El lunes de Carnaval, los niños se distraían con multitud de juegos y los mayores asistían a representaciones teatrales. A menudo se trataba de farsas que satirizaban los pequeños vicios de los vecinos de un pueblo o de una ciudad. Durante el Carnaval desaparecían los tabúes y restricciones del resto del año. Era frecuente publicar hechos escandalosos que debían mantenerse en secreto, hacer sátira pública de las intimidades y proferir injurias a los viandantes. Esto causaba disgustos. Los muchachos decían obscenidades a las jóvenes, hasta dejarlas pálidas y llorando, como contaba un jesuita del siglo XVII, que también recogía el caso de un hombre que paseaba desnudo por las calles, diciendo desvergüenzas a las jóvenes que estaban en los balcones.

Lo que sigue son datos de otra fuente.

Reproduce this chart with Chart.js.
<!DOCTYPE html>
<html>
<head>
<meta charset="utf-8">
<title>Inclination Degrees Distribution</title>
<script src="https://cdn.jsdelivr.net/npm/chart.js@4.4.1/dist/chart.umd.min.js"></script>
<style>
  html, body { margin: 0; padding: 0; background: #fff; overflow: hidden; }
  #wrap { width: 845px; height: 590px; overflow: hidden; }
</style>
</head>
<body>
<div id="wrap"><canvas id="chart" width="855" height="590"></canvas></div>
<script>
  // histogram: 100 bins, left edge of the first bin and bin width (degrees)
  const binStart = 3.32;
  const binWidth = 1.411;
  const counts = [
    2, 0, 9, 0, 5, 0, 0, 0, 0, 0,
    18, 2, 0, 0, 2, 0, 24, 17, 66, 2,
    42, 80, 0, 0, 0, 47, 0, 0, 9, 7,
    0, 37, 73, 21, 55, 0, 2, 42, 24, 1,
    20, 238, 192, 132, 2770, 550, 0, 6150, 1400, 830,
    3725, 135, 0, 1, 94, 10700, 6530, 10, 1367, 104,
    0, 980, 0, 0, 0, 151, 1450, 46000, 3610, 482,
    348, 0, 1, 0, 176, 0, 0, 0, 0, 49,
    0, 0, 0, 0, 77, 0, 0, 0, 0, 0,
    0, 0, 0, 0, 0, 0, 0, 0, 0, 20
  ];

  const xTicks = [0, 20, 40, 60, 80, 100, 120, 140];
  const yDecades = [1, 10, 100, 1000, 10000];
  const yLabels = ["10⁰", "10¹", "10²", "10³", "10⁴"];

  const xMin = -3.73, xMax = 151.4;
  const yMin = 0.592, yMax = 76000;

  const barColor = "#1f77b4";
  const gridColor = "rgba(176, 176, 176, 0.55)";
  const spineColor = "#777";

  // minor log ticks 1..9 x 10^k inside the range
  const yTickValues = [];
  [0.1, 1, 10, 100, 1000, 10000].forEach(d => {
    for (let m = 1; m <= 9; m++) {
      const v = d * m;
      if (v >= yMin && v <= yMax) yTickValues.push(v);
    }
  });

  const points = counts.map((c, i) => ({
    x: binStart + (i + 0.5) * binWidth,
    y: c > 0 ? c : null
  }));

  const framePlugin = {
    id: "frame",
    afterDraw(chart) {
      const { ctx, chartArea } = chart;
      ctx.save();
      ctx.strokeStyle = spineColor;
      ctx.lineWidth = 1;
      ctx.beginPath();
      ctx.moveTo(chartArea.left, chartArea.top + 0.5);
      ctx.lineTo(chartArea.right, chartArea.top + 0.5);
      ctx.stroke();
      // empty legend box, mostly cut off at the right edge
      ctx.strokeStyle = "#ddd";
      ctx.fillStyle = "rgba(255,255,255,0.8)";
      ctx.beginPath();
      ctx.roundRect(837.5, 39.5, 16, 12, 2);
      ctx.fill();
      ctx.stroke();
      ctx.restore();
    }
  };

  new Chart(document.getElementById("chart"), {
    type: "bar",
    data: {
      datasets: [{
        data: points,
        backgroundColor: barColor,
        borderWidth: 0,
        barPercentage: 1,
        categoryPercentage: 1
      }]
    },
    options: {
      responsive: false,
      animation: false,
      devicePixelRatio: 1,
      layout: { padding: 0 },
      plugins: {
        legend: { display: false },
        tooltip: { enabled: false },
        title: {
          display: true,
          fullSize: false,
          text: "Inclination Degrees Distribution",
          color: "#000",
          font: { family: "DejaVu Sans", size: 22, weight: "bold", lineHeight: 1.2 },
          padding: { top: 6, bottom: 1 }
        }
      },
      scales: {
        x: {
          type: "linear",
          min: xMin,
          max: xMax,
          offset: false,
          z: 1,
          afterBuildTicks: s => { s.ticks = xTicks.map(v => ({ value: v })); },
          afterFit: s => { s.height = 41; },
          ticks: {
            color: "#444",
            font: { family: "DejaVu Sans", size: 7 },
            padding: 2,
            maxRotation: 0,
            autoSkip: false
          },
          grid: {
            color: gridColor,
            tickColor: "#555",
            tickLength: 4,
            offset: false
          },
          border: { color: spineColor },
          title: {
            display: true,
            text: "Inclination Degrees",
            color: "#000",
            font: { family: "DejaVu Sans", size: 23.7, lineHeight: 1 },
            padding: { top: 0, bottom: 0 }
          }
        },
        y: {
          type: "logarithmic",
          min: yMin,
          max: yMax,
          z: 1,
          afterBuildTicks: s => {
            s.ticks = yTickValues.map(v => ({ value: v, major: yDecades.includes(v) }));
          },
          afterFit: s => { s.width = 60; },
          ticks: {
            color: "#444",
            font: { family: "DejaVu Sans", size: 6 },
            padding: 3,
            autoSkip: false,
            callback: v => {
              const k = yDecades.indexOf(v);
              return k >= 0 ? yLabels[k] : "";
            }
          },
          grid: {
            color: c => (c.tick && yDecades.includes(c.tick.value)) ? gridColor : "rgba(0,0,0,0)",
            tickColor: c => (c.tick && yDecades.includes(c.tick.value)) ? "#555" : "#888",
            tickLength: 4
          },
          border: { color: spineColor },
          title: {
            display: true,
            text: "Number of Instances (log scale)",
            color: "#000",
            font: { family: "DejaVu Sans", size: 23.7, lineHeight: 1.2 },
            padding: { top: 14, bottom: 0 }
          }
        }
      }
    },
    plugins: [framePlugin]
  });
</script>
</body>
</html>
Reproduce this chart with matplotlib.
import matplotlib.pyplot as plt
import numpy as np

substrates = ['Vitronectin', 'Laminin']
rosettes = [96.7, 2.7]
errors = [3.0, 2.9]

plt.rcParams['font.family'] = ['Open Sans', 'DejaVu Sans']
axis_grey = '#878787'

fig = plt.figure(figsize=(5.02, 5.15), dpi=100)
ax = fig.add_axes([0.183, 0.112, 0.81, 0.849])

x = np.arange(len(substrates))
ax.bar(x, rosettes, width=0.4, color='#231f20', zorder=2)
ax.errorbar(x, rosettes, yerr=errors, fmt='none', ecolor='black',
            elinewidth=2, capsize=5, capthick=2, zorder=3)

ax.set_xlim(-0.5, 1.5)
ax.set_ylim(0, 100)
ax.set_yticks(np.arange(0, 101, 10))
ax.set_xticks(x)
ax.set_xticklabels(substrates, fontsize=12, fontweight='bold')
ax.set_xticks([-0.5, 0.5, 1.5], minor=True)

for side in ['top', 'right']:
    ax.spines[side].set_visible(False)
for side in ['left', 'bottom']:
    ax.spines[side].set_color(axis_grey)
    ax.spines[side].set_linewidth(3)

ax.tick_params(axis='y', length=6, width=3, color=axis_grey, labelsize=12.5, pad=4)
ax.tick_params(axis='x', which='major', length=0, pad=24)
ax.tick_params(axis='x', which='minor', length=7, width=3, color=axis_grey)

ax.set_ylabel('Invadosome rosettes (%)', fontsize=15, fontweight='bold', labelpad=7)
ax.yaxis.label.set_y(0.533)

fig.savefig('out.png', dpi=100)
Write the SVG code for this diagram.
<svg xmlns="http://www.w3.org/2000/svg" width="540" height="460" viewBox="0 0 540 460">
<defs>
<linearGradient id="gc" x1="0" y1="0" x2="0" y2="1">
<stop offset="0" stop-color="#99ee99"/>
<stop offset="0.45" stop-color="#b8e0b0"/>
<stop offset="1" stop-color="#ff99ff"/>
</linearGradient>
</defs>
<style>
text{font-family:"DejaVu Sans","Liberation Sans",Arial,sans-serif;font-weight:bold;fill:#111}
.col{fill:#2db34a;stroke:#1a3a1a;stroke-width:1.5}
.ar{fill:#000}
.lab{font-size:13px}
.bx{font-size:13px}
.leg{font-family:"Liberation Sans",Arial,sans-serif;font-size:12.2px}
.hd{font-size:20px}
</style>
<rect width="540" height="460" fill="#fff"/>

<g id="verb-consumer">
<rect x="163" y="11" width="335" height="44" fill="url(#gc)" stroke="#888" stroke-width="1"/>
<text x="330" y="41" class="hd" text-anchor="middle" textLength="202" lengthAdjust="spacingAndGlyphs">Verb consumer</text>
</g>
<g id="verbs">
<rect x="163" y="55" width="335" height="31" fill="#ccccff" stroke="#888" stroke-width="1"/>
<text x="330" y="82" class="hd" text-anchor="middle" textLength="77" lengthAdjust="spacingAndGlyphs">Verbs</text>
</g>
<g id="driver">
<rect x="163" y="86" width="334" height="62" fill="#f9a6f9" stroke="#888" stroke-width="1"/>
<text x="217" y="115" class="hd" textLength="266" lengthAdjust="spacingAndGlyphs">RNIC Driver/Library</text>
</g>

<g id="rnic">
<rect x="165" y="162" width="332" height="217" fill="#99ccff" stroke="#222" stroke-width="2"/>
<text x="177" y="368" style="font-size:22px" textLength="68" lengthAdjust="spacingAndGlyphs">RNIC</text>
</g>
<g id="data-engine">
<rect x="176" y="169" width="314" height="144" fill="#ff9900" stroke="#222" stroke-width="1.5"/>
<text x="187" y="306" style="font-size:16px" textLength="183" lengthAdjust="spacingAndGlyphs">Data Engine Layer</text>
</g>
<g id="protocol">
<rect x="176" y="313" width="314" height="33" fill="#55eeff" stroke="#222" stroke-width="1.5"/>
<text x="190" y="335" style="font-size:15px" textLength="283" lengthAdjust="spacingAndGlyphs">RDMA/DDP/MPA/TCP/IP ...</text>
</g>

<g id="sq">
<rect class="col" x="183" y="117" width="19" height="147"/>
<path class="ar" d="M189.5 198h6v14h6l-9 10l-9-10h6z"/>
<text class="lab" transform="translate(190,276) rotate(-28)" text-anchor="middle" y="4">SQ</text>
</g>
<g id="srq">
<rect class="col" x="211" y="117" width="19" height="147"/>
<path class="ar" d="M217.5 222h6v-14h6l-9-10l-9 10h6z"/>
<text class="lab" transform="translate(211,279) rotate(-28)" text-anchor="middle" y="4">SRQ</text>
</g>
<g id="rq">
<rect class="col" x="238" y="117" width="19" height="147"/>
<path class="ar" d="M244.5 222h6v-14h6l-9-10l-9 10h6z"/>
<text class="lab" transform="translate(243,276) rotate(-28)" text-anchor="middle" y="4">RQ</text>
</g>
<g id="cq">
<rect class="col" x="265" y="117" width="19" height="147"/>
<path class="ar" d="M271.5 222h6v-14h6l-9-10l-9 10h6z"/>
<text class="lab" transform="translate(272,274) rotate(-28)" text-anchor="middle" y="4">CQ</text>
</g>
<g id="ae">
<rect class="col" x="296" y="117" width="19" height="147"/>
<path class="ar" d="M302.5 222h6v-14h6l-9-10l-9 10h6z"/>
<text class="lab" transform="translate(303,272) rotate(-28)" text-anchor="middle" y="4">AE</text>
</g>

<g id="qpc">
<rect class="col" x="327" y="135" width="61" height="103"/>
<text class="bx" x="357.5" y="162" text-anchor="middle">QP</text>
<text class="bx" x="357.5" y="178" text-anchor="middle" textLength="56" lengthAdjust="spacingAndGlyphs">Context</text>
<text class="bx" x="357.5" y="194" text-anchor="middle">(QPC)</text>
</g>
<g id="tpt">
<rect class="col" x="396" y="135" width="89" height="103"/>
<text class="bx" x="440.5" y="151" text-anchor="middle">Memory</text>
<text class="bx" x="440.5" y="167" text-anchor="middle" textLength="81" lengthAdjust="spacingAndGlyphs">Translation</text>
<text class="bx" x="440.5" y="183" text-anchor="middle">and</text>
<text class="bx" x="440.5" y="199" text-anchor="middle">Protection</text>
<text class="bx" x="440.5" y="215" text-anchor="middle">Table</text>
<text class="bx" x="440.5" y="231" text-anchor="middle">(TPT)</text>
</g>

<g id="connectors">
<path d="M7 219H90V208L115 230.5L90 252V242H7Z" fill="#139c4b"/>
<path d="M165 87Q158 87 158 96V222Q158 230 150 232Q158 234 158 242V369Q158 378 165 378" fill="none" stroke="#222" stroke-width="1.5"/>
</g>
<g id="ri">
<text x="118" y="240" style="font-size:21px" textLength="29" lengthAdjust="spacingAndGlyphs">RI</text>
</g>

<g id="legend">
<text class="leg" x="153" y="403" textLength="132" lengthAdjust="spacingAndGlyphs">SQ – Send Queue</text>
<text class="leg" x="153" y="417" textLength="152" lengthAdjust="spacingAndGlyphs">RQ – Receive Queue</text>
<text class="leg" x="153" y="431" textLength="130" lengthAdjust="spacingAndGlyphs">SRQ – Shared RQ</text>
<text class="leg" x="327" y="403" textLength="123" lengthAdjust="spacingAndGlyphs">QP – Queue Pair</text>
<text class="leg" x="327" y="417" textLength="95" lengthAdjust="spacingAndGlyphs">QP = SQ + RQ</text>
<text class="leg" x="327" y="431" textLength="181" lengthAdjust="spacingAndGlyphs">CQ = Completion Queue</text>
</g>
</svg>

El martes era el día grande del Carnaval, la explosión final de diversión y lujuria. Este día se organizaban desfiles en los que participaban todos los grupos profesionales de una localidad. En Cataluña, los jóvenes se disfrazaban de oso, embadurnándose de negro, y también cubrían de hollín a los espectadores. Las mojigangas sacaban a escena a gran número de personajes y dieron lugar a un género teatral.
Otra diversión que no podía faltar en el Carnaval era el banquete. En 1464, los hortelanos de Jaén organizaban un gran torneo de calabazas, «dándose con ellas hasta que no quedara ninguna sana»; después hacían una comida. La tradición de celebrar banquetes colectivos se daba en toda la península Ibérica. En Galicia se comía a base de cerdo y en grandes cantidades: el rabo o la cabeza, los lacones o brazuelos y las tortillas a base de leche, sangre de cerdo y harina. En Cataluña se comía butifarra o pies de cerdo, mientras que en Huelva se hacían sopas con lo mejor del cerdo, en especial la lengua y el lomo.
El miércoles de Ceniza se despedía el Carnaval, dando paso a la Cuaresma. Se entraba en un período de arrepentimiento, oración, continencia y abstinencia, y se restablecían las sanciones a quienes no respetaban las normas religiosas. No se podían celebrar bodas y nacimientos ni asistir a espectáculos y otros juegos. Sobre todo, estaba prohibido consumir carne, que se sustituían por el pescado; la leche de vaca o de oveja se reemplazaban por la de almendras, y las grasas animales por las vegetales. Aun así, la entrada en el período de abstinencia se hacía con una última ceremonia burlesca: el entierro de la sardina. En un ambiente de jolgorio que Goya representó genialmente en un célebre cuadro, los vecinos, disfrazados, simulaban un cortejo fúnebre que terminaba con la quema de alguna figura que simbolizaba a la sardina. Este último desahogo festivo daba paso a la Cuaresma, el tiempo de recogimiento, austeridad y expiación que marcaba el retorno al curso normal de las cosas.